To tell the truth, as everyone knows, lights have been out for Karachi for a very long time, and I am not speaking of KESC’s woes.

My parents and I lived near Karachi University once; Gulshan-e-Iqbal was a fledgling suburb at the time, all prickly dunes and gangly hills with University Road a long, deserted thoroughfare. By night when we returned late from dinner at someone’s place, I would sleep in the back seat of the car from the stadium to the NIPA Chowrangi, and there I would wake to the sound of bells, a soft ‘chan chan’ of the anklets on a loaded camel train as it wound its way down the road.

We took midnight walks, and my young nephew was scared by jackals howling from distant hills.

They seem like memories of another planet now. University Road today is as like to Bunder Road as anywhere. By day it resonates to the cacophonous blare of traffic wending its way through a haze of smoke and by night to the clack of automatic weaponry near and around the infamous NIPA Chowrangi…where once I asked a policeman to sit in my car to keep a carload of boys from pestering me as I drove home alone. Can you imagine this happening today?

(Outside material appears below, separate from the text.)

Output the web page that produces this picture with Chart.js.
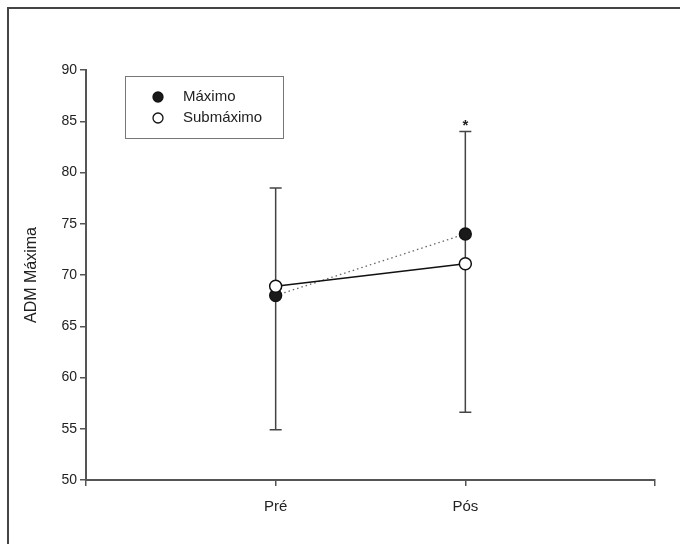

Only in the last few days, armed men killed six persons near Disco Bakery in Gulshan-e-Iqbal. We laughed at the name when this bakery came into being, yet it became our local source for bread and eggs over the years.

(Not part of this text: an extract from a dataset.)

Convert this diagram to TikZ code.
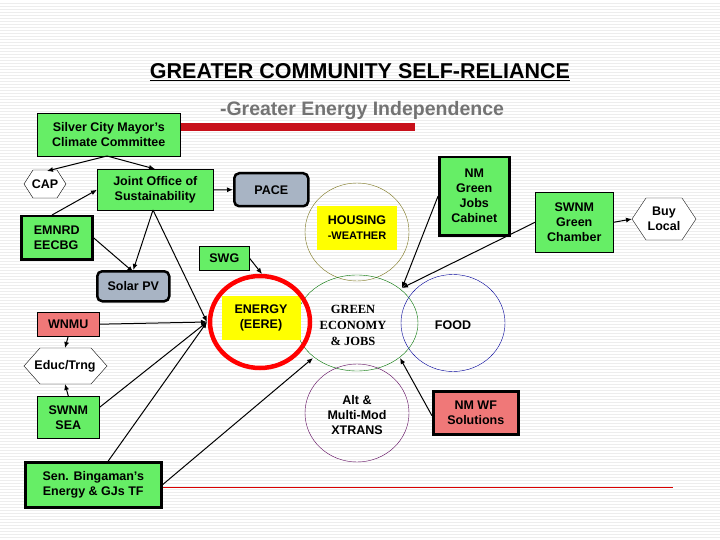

Three persons were killed at Rashid Minhas Road, where a drive-in cinema used to be. It was here that ‘much of Karachi’, if you will excuse the wild claim, saw ‘Beyond the Last Mountain’, that molehill of a movie which, like the ‘Mad Mad Mad Mad World’ with upwards of nineteen well known names, cast every person who was anyone in Karachi somewhere in its scenes.

Both movies managed to leap off the screen, and Karachi today is beyond the last mountain of everyone’s worst nightmare, a mad world where the worst political manoeuvrings of a corrupt government and all its corrupt partners and opponents play out openly on an unabashed scale. Racism, bigotry, lies and twisted moves hold centre stage in this city as in no other.

Karachi is where Mohajirs, the astute and hardworking backbone of a city struggling to remain viable, are led by persons with Jabba-like appetites. It is where persons such as Mirza are able to jeer at them, calling them ‘bhookay nangay mohajir’ (hungry, unclothed refugees)…and get away with it.

For a country like Pakistan where even people who hold religion dear tire of the subject because of the way it is touted by those in power, it is ironic that this particular segment of society, the Mohajirs, is jeered at for fleeing penniless from India and seeking refuge in Pakistan. What were the Prophet Muhammad and his companions but Mohajirs, fleeing persecution in Mecca and taking refuge in the welcoming city of Medina? We take our calendar from that event for God’s sake, how can we forget…how can being a Mohajir become a taunt here?

It is because we are unable to transpose history into current scenarios that we make such dreadful mistakes.

It is the Mohajirs who bent their commercial prowess into making Karachi the commercial hub of the country, a hub that refuses to die in spite of every effort of successive persons in power; Karachi which rises like a phoenix from the ashes every time it is bludgeoned to death.

It is certain that the founding ideology of this country considers men like Mirza and those who prop them up beneath contempt, though it does not seem to support the Mohajirs either, reacting to such cheap words in ways detrimental to the county that these people have adopted, which has in spite of the words of said persons beneath contempt, adopted the Mohajirs as its own.